__Task details__: Return only the lines from the top of the data down to the one that holds "from matplotlib.colors import", both included, without any pictures.

++++++++++++++++++++

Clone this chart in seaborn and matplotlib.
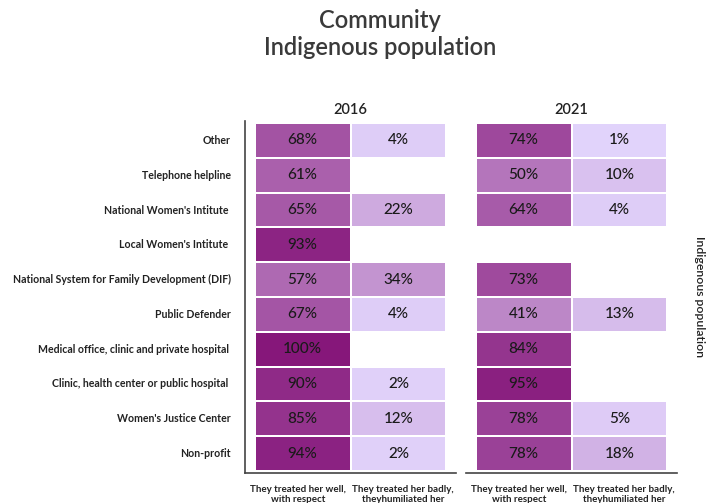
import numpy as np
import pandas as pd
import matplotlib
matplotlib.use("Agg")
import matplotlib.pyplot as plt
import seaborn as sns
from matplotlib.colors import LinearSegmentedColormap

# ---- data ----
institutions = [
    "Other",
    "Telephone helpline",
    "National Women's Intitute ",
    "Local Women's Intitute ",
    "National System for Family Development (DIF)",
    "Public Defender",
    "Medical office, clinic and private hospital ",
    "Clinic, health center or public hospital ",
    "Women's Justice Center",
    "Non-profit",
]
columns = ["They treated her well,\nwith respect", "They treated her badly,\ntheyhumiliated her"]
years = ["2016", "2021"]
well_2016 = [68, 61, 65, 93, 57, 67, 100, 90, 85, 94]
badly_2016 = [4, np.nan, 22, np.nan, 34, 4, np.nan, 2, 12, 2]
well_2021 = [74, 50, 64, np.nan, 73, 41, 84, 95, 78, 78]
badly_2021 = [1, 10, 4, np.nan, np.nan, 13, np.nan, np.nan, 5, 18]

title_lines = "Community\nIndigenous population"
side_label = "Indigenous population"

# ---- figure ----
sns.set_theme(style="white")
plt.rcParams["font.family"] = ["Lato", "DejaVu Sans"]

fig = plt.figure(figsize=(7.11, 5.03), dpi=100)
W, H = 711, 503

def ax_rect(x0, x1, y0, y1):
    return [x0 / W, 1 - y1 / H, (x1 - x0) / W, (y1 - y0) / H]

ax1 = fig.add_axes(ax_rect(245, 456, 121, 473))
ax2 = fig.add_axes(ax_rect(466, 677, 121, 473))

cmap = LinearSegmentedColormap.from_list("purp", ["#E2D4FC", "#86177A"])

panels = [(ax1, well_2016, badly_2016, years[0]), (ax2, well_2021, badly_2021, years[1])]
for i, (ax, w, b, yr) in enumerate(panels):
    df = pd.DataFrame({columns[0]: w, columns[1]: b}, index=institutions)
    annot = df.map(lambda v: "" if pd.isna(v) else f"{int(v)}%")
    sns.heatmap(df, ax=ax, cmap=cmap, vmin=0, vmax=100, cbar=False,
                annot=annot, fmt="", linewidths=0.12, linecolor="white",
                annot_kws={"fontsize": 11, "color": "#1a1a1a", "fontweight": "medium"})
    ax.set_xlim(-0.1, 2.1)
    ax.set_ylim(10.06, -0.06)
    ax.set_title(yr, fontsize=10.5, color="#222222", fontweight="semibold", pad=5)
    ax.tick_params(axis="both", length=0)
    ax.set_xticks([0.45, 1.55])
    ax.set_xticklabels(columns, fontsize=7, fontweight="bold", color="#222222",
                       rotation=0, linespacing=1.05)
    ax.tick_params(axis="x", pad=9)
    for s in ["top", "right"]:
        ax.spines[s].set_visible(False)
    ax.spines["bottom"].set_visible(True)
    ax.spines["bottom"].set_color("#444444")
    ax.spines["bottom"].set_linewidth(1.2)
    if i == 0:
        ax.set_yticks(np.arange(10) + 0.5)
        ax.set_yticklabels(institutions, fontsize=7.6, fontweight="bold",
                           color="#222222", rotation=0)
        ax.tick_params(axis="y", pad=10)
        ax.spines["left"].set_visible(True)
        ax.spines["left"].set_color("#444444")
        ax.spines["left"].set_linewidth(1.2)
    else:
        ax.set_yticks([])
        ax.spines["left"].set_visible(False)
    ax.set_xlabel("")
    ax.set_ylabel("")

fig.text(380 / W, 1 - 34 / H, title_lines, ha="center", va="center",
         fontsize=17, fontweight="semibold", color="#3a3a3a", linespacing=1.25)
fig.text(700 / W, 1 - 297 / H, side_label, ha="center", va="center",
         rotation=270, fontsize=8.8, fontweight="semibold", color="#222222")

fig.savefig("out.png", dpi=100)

++++++++++++++++++++

__Solved problem__:
Clone this chart in seaborn and matplotlib.
import numpy as np
import pandas as pd
import matplotlib
matplotlib.use("Agg")
import matplotlib.pyplot as plt
import seaborn as sns
from matplotlib.colors import LinearSegmentedColormap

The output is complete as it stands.